We would like to present the report “A Review of Hardware Security Modules” that was published today.

This report describes a technical review of four leading network based Hardware Security Modules performed during the fall of 2010. When deriving the review point set the focus was primarily on security features and functionality used for DNSSEC applications. However the more interesting findings were in different areas such as usability and management procedures.

Generally all the modules work as expected and offer the necessary functionality one needs from a secure crypto processor. Which HSM to choose depends on budget, the deployment scenario, performance requirements and other application specific facts. From an application perspective the PKCS#11 interface worked exemplary on all modules. Once set up we hardly experienced any problems with the interface. The only issue worth mentioning is the fact that we needed to execute several concurrent threads (for all modules) in order to achieve a decent HSM CPU load.

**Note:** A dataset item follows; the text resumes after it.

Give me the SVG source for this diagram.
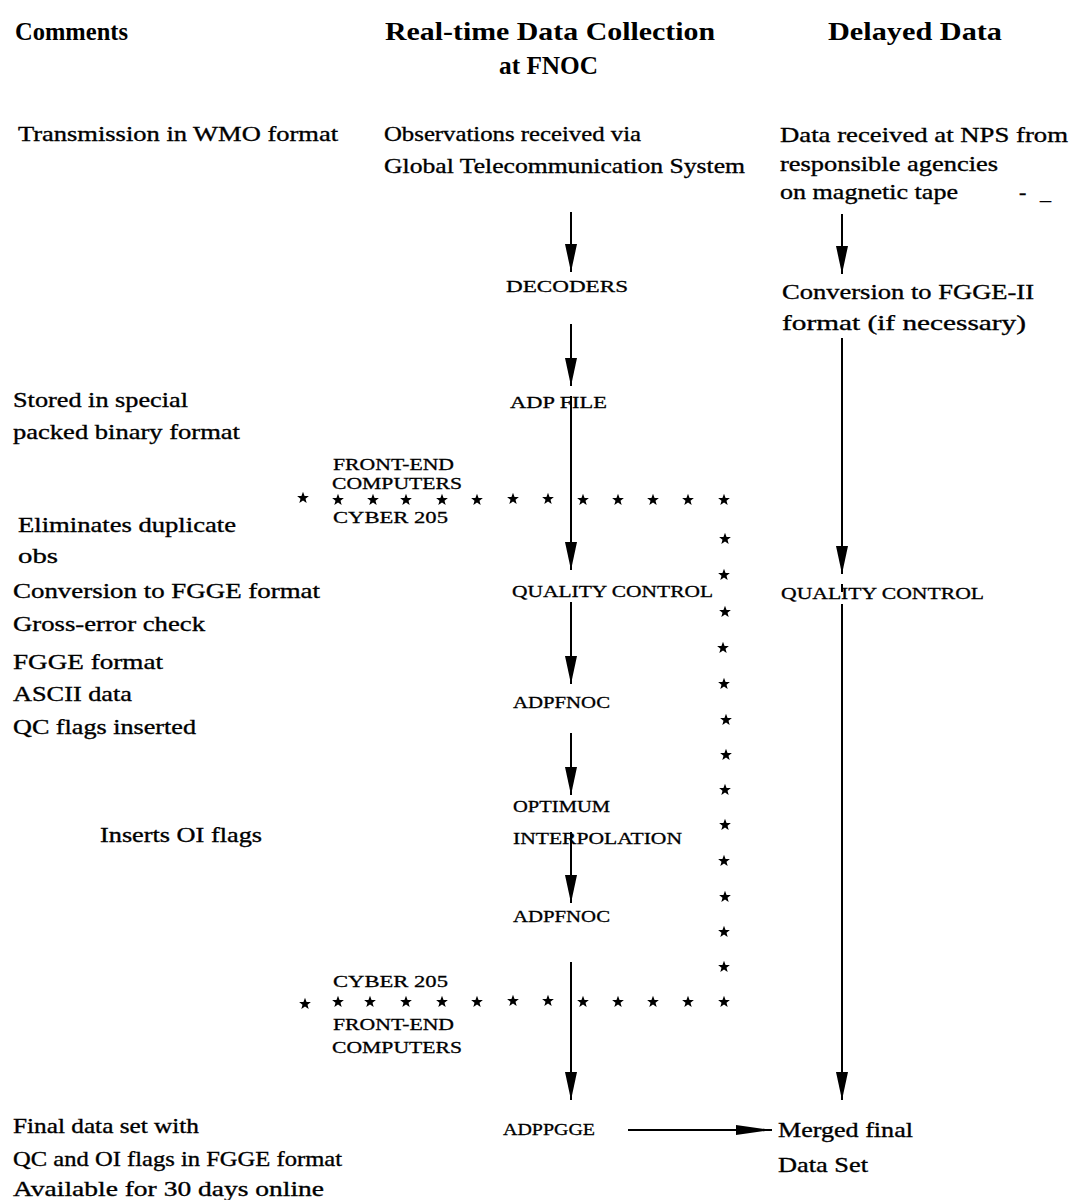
<svg xmlns="http://www.w3.org/2000/svg" width="1073" height="1200" viewBox="0 0 1073 1200">
<style>
.h{font-family:"Liberation Serif",serif;font-weight:bold;font-size:26px;fill:#000}
.t{font-family:"Liberation Serif",serif;font-size:22px;fill:#000;stroke:#000;stroke-width:0.35}
.s{font-family:"Liberation Serif",serif;font-size:17.5px;fill:#000;stroke:#000;stroke-width:0.3}
.c{stroke:#000;stroke-width:2;fill:none}
</style>
<defs>
<marker id="ah" markerUnits="userSpaceOnUse" markerWidth="30" markerHeight="14" refX="28" refY="6" orient="auto">
<path d="M0,0 L28,6 L0,12 z" fill="#000"/>
</marker>
<marker id="ahh" markerUnits="userSpaceOnUse" markerWidth="38" markerHeight="12" refX="36" refY="5" orient="auto">
<path d="M0,0 L36,5 L0,10 z" fill="#000"/>
</marker>
<path id="st" d="M0,-6.2 L1.55,-2.1 L5.9,-1.9 L2.5,0.8 L3.65,5 L0,2.6 L-3.65,5 L-2.5,0.8 L-5.9,-1.9 L-1.55,-2.1 z" fill="#000"/>
</defs>

<g id="headers">
<text class="h" x="15" y="40" textLength="113" lengthAdjust="spacingAndGlyphs">Comments</text>
<text class="h" x="385" y="40" textLength="330" lengthAdjust="spacingAndGlyphs">Real-time Data Collection</text>
<text class="h" x="499" y="74" textLength="99" lengthAdjust="spacingAndGlyphs">at FNOC</text>
<text class="h" x="828" y="40" textLength="174" lengthAdjust="spacingAndGlyphs">Delayed Data</text>
</g>

<g id="comments">
<text class="t" x="18" y="141" textLength="320" lengthAdjust="spacingAndGlyphs">Transmission in WMO format</text>
<text class="t" x="13" y="407" textLength="175" lengthAdjust="spacingAndGlyphs">Stored in special</text>
<text class="t" x="13" y="439" textLength="227" lengthAdjust="spacingAndGlyphs">packed binary format</text>
<text class="t" x="18" y="532" textLength="218" lengthAdjust="spacingAndGlyphs">Eliminates duplicate</text>
<text class="t" x="18" y="563" textLength="40" lengthAdjust="spacingAndGlyphs">obs</text>
<text class="t" x="13" y="598" textLength="307" lengthAdjust="spacingAndGlyphs">Conversion to FGGE format</text>
<text class="t" x="13" y="631" textLength="192" lengthAdjust="spacingAndGlyphs">Gross-error check</text>
<text class="t" x="13" y="669" textLength="150" lengthAdjust="spacingAndGlyphs">FGGE format</text>
<text class="t" x="13" y="701" textLength="119" lengthAdjust="spacingAndGlyphs">ASCII data</text>
<text class="t" x="13" y="734" textLength="183" lengthAdjust="spacingAndGlyphs">QC flags inserted</text>
<text class="t" x="100" y="842" textLength="162" lengthAdjust="spacingAndGlyphs">Inserts OI flags</text>
<text class="t" x="13" y="1133" textLength="186" lengthAdjust="spacingAndGlyphs">Final data set with</text>
<text class="t" x="13" y="1166" textLength="329" lengthAdjust="spacingAndGlyphs">QC and OI flags in FGGE format</text>
<text class="t" x="13" y="1196" textLength="311" lengthAdjust="spacingAndGlyphs">Available for 30 days online</text>
</g>

<g id="n-observations">
<text class="t" x="384" y="141" textLength="257" lengthAdjust="spacingAndGlyphs">Observations received via</text>
<text class="t" x="384" y="173" textLength="361" lengthAdjust="spacingAndGlyphs">Global Telecommunication System</text>
</g>
<g id="n-decoders"><text class="s" x="506" y="292" textLength="122" lengthAdjust="spacingAndGlyphs">DECODERS</text></g>
<g id="n-adpfile"><text class="s" x="510" y="408" textLength="97" lengthAdjust="spacingAndGlyphs">ADP FILE</text></g>
<g id="n-frontend1">
<text class="s" x="333" y="470" textLength="121" lengthAdjust="spacingAndGlyphs">FRONT-END</text>
<text class="s" x="332" y="489" textLength="130" lengthAdjust="spacingAndGlyphs">COMPUTERS</text>
<text class="s" x="333" y="523" textLength="115" lengthAdjust="spacingAndGlyphs">CYBER 205</text>
</g>
<g id="n-qc"><text class="s" x="512" y="597" textLength="201" lengthAdjust="spacingAndGlyphs">QUALITY CONTROL</text></g>
<g id="n-adpfnoc1"><text class="s" x="513" y="708" textLength="97" lengthAdjust="spacingAndGlyphs">ADPFNOC</text></g>
<g id="n-oi">
<text class="s" x="513" y="812" textLength="97" lengthAdjust="spacingAndGlyphs">OPTIMUM</text>
<text class="s" x="513" y="844" textLength="169" lengthAdjust="spacingAndGlyphs">INTERPOLATION</text>
</g>
<g id="n-adpfnoc2"><text class="s" x="513" y="922" textLength="97" lengthAdjust="spacingAndGlyphs">ADPFNOC</text></g>
<g id="n-frontend2">
<text class="s" x="333" y="987" textLength="115" lengthAdjust="spacingAndGlyphs">CYBER 205</text>
<text class="s" x="333" y="1030" textLength="121" lengthAdjust="spacingAndGlyphs">FRONT-END</text>
<text class="s" x="332" y="1053" textLength="130" lengthAdjust="spacingAndGlyphs">COMPUTERS</text>
</g>
<g id="n-adppgge"><text class="s" x="503" y="1135" textLength="92" lengthAdjust="spacingAndGlyphs">ADPPGGE</text></g>

<g id="n-delayed">
<text class="t" x="780" y="142" textLength="288" lengthAdjust="spacingAndGlyphs">Data received at NPS from</text>
<text class="t" x="780" y="171" textLength="218" lengthAdjust="spacingAndGlyphs">responsible agencies</text>
<text class="t" x="780" y="199" textLength="178" lengthAdjust="spacingAndGlyphs">on magnetic tape</text>
<text class="t" x="1019" y="199">-</text>
<text class="t" x="1040" y="199">_</text>
</g>
<g id="n-conversion">
<text class="t" x="782" y="299" textLength="252" lengthAdjust="spacingAndGlyphs">Conversion to FGGE-II</text>
<text class="t" x="782" y="330" textLength="244" lengthAdjust="spacingAndGlyphs">format (if necessary)</text>
</g>
<g id="n-qc2"><text class="s" x="781" y="599" textLength="203" lengthAdjust="spacingAndGlyphs">QUALITY CONTROL</text></g>
<g id="n-merged">
<text class="t" x="778" y="1137" textLength="135" lengthAdjust="spacingAndGlyphs">Merged final</text>
<text class="t" x="778" y="1172" textLength="90" lengthAdjust="spacingAndGlyphs">Data Set</text>
</g>

<g id="connectors">
<line class="c" x1="571" y1="212" x2="571" y2="272" marker-end="url(#ah)"/>
<line class="c" x1="571" y1="324" x2="571" y2="386" marker-end="url(#ah)"/>
<line class="c" x1="571" y1="396" x2="571" y2="570" marker-end="url(#ah)"/>
<line class="c" x1="571" y1="602" x2="571" y2="684" marker-end="url(#ah)"/>
<line class="c" x1="571" y1="733" x2="571" y2="795" marker-end="url(#ah)"/>
<line class="c" x1="571" y1="832" x2="571" y2="903" marker-end="url(#ah)"/>
<line class="c" x1="571" y1="962" x2="571" y2="1100" marker-end="url(#ah)"/>
<line class="c" x1="842" y1="214" x2="842" y2="274" marker-end="url(#ah)"/>
<line class="c" x1="842" y1="338" x2="842" y2="574" marker-end="url(#ah)"/>
<line class="c" x1="842" y1="584" x2="842" y2="592"/>
<line class="c" x1="842" y1="604" x2="842" y2="1100" marker-end="url(#ah)"/>
<line class="c" x1="628" y1="1130" x2="772" y2="1130" marker-end="url(#ahh)"/>
</g>

<g id="star-boundary">
<use href="#st" x="303" y="498"/>
<use href="#st" x="338" y="500"/>
<use href="#st" x="373" y="500"/>
<use href="#st" x="406" y="500"/>
<use href="#st" x="442" y="500"/>
<use href="#st" x="477" y="500"/>
<use href="#st" x="513" y="499"/>
<use href="#st" x="548" y="499"/>
<use href="#st" x="583" y="500"/>
<use href="#st" x="618" y="500"/>
<use href="#st" x="653" y="500"/>
<use href="#st" x="688" y="500"/>
<use href="#st" x="724" y="500"/>
<use href="#st" x="725" y="539"/>
<use href="#st" x="724" y="575"/>
<use href="#st" x="725" y="612"/>
<use href="#st" x="723" y="648"/>
<use href="#st" x="724" y="684"/>
<use href="#st" x="726" y="720"/>
<use href="#st" x="726" y="755"/>
<use href="#st" x="725" y="790"/>
<use href="#st" x="725" y="825"/>
<use href="#st" x="724" y="861"/>
<use href="#st" x="725" y="897"/>
<use href="#st" x="724" y="932"/>
<use href="#st" x="724" y="967"/>
<use href="#st" x="724" y="1002"/>
<use href="#st" x="688" y="1002"/>
<use href="#st" x="653" y="1002"/>
<use href="#st" x="618" y="1002"/>
<use href="#st" x="583" y="1002"/>
<use href="#st" x="548" y="1001"/>
<use href="#st" x="513" y="1001"/>
<use href="#st" x="477" y="1002"/>
<use href="#st" x="442" y="1002"/>
<use href="#st" x="406" y="1002"/>
<use href="#st" x="370" y="1002"/>
<use href="#st" x="338" y="1002"/>
<use href="#st" x="305" y="1004"/>
</g>
</svg>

There was high level of diversity in how features such as role structure, authorization models and key backup were implemented. A more standardized security and authorization model and nomenclature would have been favourable. Instead each vendor has chosen to integrate with the PKCS#11model in different fashions. An evolvement of the PKCS#11 standard to incorporate more complex than smartcards would probably be advisable.

When performing this review it would have been very helpful to have had access to best practise recommendations for setting up and configuring HSMs. Such a text could also document certain application areas and general deployment scenarios. At the moment the user is referred primarily to vendor specific whitepapers and presentations.